As the date of the reunion party approaches, Bernie, encouraged by Iris, begins to enjoy her powers. She runs a 5k with her running group, gets singing lessons, gets a tattoo and becomes reunited with her son. But when Iris steals a designer dress for her during a shopping expedition, she begins to suspect that Iris's personality change is a result of her own intervention. Her suspicions are confirmed when a client of Martin's, an author known for his misogynistic behaviour, begins to behave erratically following a visit to their home, and when Woody, whose own behaviour has become increasingly strange, is killed in a stabbing incident in a women-only gym.

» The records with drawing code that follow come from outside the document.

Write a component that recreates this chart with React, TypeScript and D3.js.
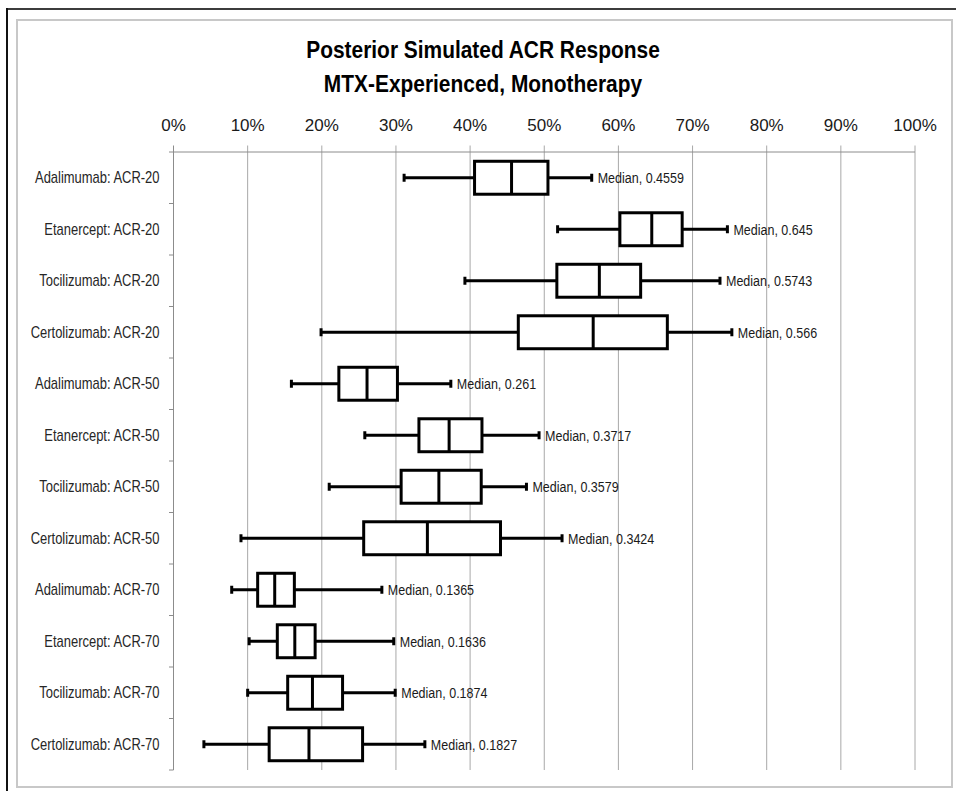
import React from "react";
import * as d3 from "d3";

const titleLines = ["Posterior Simulated ACR Response", "MTX-Experienced, Monotherapy"];

const categories = [
  "Adalimumab: ACR-20",
  "Etanercept: ACR-20",
  "Tocilizumab: ACR-20",
  "Certolizumab: ACR-20",
  "Adalimumab: ACR-50",
  "Etanercept: ACR-50",
  "Tocilizumab: ACR-50",
  "Certolizumab: ACR-50",
  "Adalimumab: ACR-70",
  "Etanercept: ACR-70",
  "Tocilizumab: ACR-70",
  "Certolizumab: ACR-70",
];

const whiskerLow = [0.311, 0.518, 0.393, 0.199, 0.159, 0.258, 0.21, 0.091, 0.0785, 0.102, 0.1, 0.041];
const quartile1 = [0.406, 0.602, 0.517, 0.465, 0.223, 0.331, 0.307, 0.2565, 0.1135, 0.14, 0.154, 0.129];
const medians = [0.4559, 0.645, 0.5743, 0.566, 0.261, 0.3717, 0.3579, 0.3424, 0.1365, 0.1636, 0.1874, 0.1827];
const quartile3 = [0.505, 0.686, 0.63, 0.666, 0.302, 0.416, 0.415, 0.441, 0.163, 0.191, 0.228, 0.255];
const whiskerHigh = [0.564, 0.747, 0.737, 0.753, 0.374, 0.493, 0.476, 0.524, 0.281, 0.297, 0.299, 0.339];

const xTicks = [0, 0.1, 0.2, 0.3, 0.4, 0.5, 0.6, 0.7, 0.8, 0.9, 1.0];

const W = 956;
const H = 791;
const SANS = "'Liberation Sans', Arial, sans-serif";

type TxtProps = {
  x: number;
  y: number;
  sx?: number;
  anchor?: "start" | "middle" | "end";
  size: number;
  weight?: string;
  fill?: string;
  dy?: string;
  children: React.ReactNode;
};

function Txt({ x, y, sx = 1, anchor = "start", size, weight = "normal", fill = "#000", dy, children }: TxtProps) {
  return (
    <text
      transform={`translate(${x},${y}) scale(${sx},1)`}
      textAnchor={anchor}
      fontFamily={SANS}
      fontSize={size}
      fontWeight={weight}
      fill={fill}
      stroke="none"
      dy={dy}
    >
      {children}
    </text>
  );
}

export default function App() {
  const x = d3.scaleLinear().domain([0, 1]).range([173.5, 915]);
  const y = d3.scaleBand<string>().domain(categories).range([152, 770]).padding(0);
  const bw = y.bandwidth();
  const boxH = bw * 0.64;
  const capH = 8;
  const fmt = d3.format(".0%");
  const gridTop = 145.5;
  const gridBottom = 770;

  const rows = categories.map((c, i) => ({
    c,
    lo: whiskerLow[i],
    q1: quartile1[i],
    med: medians[i],
    q3: quartile3[i],
    hi: whiskerHigh[i],
  }));

  return (
    <svg
      width={W}
      height={H}
      style={{ position: "absolute", left: 0, top: 0, background: "#fff" }}
    >
      {/* frame */}
      <line x1={6} x2={W} y1={9} y2={9} stroke="#3c3c3c" strokeWidth={2} />
      <line x1={7} x2={7} y1={8} y2={H} stroke="#111" strokeWidth={2} />
      <rect x={17} y={20} width={935} height={767} fill="#fff" stroke="#c8c8c8" strokeWidth={2} />

      {/* title */}
      {titleLines.map((t, i) => (
        <Txt key={t} x={483} y={58 + i * 33.5} anchor="middle" size={23.5} sx={0.89} weight="bold">
          {t}
        </Txt>
      ))}

      {/* gridlines */}
      {xTicks.map((t) => (
        <line
          key={"g" + t}
          x1={x(t)}
          x2={x(t)}
          y1={gridTop}
          y2={gridBottom}
          stroke={t === 0 ? "#8c8c8c" : "#a8a8a8"}
          strokeWidth={1}
        />
      ))}
      {/* top value axis line */}
      <line x1={169} x2={x(1)} y1={152} y2={152} stroke="#8c8c8c" strokeWidth={1} />
      {/* category ticks */}
      {categories.map((c) => (
        <line
          key={"t" + c}
          x1={169}
          x2={x(0)}
          y1={(y(c) as number) + bw}
          y2={(y(c) as number) + bw}
          stroke="#8c8c8c"
          strokeWidth={1}
        />
      ))}

      {/* tick labels */}
      {xTicks.map((t) => (
        <Txt key={"l" + t} x={x(t)} y={131} anchor="middle" size={17} fill="#1a1a1a">
          {fmt(t)}
        </Txt>
      ))}

      {/* category labels */}
      {categories.map((c) => (
        <Txt
          key={"c" + c}
          x={159.5}
          y={(y(c) as number) + bw / 2}
          dy="0.35em"
          anchor="end"
          size={16}
          sx={0.81}
          fill="#262626"
        >
          {c}
        </Txt>
      ))}

      {/* boxes */}
      {rows.map((r) => {
        const cy = (y(r.c) as number) + bw / 2;
        return (
          <g key={"b" + r.c} stroke="#000" strokeWidth={3} fill="none">
            <line x1={x(r.lo)} x2={x(r.q1)} y1={cy} y2={cy} />
            <line x1={x(r.q3)} x2={x(r.hi)} y1={cy} y2={cy} />
            <line x1={x(r.lo)} x2={x(r.lo)} y1={cy - capH / 2} y2={cy + capH / 2} />
            <line x1={x(r.hi)} x2={x(r.hi)} y1={cy - capH / 2} y2={cy + capH / 2} />
            <rect x={x(r.q1)} y={cy - boxH / 2} width={x(r.q3) - x(r.q1)} height={boxH} fill="#fff" />
            <line x1={x(r.med)} x2={x(r.med)} y1={cy - boxH / 2} y2={cy + boxH / 2} />
            <Txt x={x(r.hi) + 6} y={cy} dy="0.35em" size={15} sx={0.835} fill="#1a1a1a">
              {"Median, " + String(r.med)}
            </Txt>
          </g>
        );
      })}
    </svg>
  );
}
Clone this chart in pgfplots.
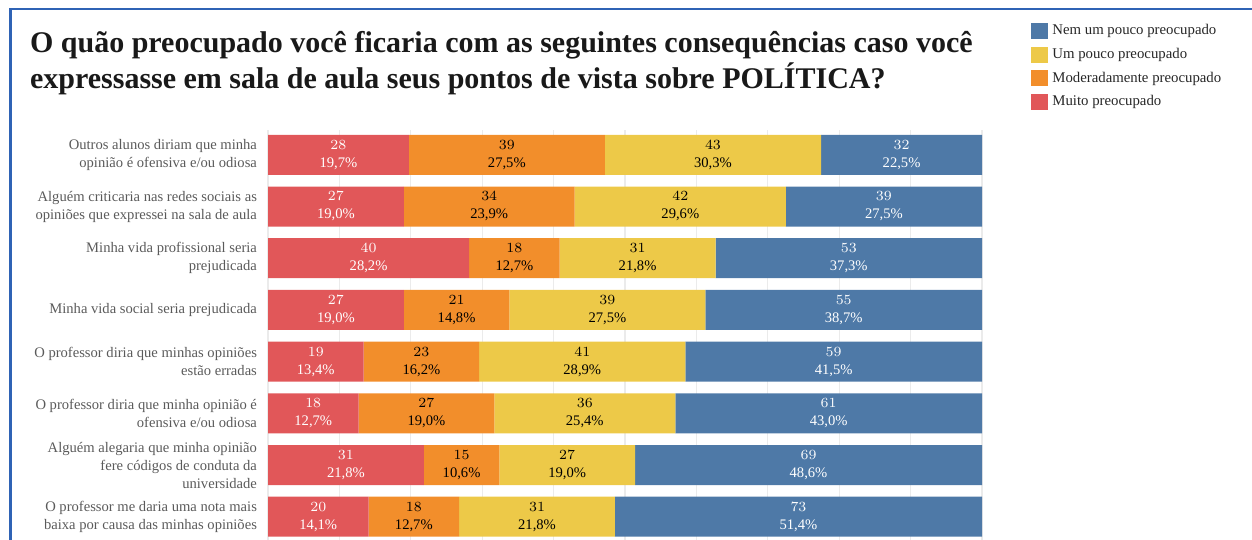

Convinced now that her powers are both toxic and somehow infectious, Bernie tries to concentrate on the reunion party, which she hopes will bring her closer to Martin. She lets him travel to their home town of Malbry without her, meaning to surprise him later with her transformation. She disconnects from Iris, breaking the psychic link between them, and travels to Malbry, where she appears at the party and performs the song she has been practicing. On stage, she enters Katie's mind and understands why her friend abandoned her. She too is a victim of date rape, this time by Martin when they were both at university, and Katie has internalized the guilt, believing herself to be at fault.

But Adam Price, the boy on whom their first psychic experiment was directed, has never forgotten the incident. Obsessed with Woody's podcast and his conspiracy theories, he is certain that Bernie and Katie are responsible for the failures in his life. He attempts to stab Katie onstage, but Bernie intervenes, and sacrifices herself in the attempt, having realized that Adam is a victim, and not a predator.

== Themes ==
The backdrop of lockdown, the #MeToo campaign and the murder of Sarah Everard during the COVID-19 pandemic has been cited as the context for Harris' writing of Broken Light. The novel also deals with the theme of women in menopause and the invisibility of the older woman. In an interview with Dr Louise Newson, Harris speaks about Bernie's superpowers as "a metaphor for the anger of women in later life who are too often silenced in art and reality". It also deals with the impact of social media, gender politics, friendship and self-discovery.

== Carrie ==
In a guest post for the Nerd Daily, Harris acknowledges the debt of Broken Light to Stephen King's Carrie, saying:...menopause triggers Bernie's powers just as puberty triggers Carrie's: both are a metaphor for rage, though Carrie's rage is reactive, directed against the bullies at school, her mother and ultimately herself, whilst Bernie's rage, though quieter, is both feminist and political; the rage of a woman forced to endure forty years of gaslighting from a patriarchy that insists that women's experience doesn't count; that we are somehow in a minority.In an interview with The Guardian, Harris says she began the book after re-reading Carrie during lockdown, and during her cancer treatment, which she says was "like menopause, but worse".

== Reception ==
Publishers Weekly called Broken Light "an intricate, brilliantly plotted thriller". The Telegraph said that the book "landed polemical blows", but dismissed the concept as "cartoonish". Author Ian Rankin named Broken Light as one of his best books of the year in the New Statesman, saying, "This is Angela Carter meets Carrie and it is done with dizzying aplomb. Bernie Moon is a compelling and complex creation."

The audiobook of the novel, narrated by Imogen Stubbs, was selected as one of the Best Summer Audiobooks of 2023 by the Financial Times.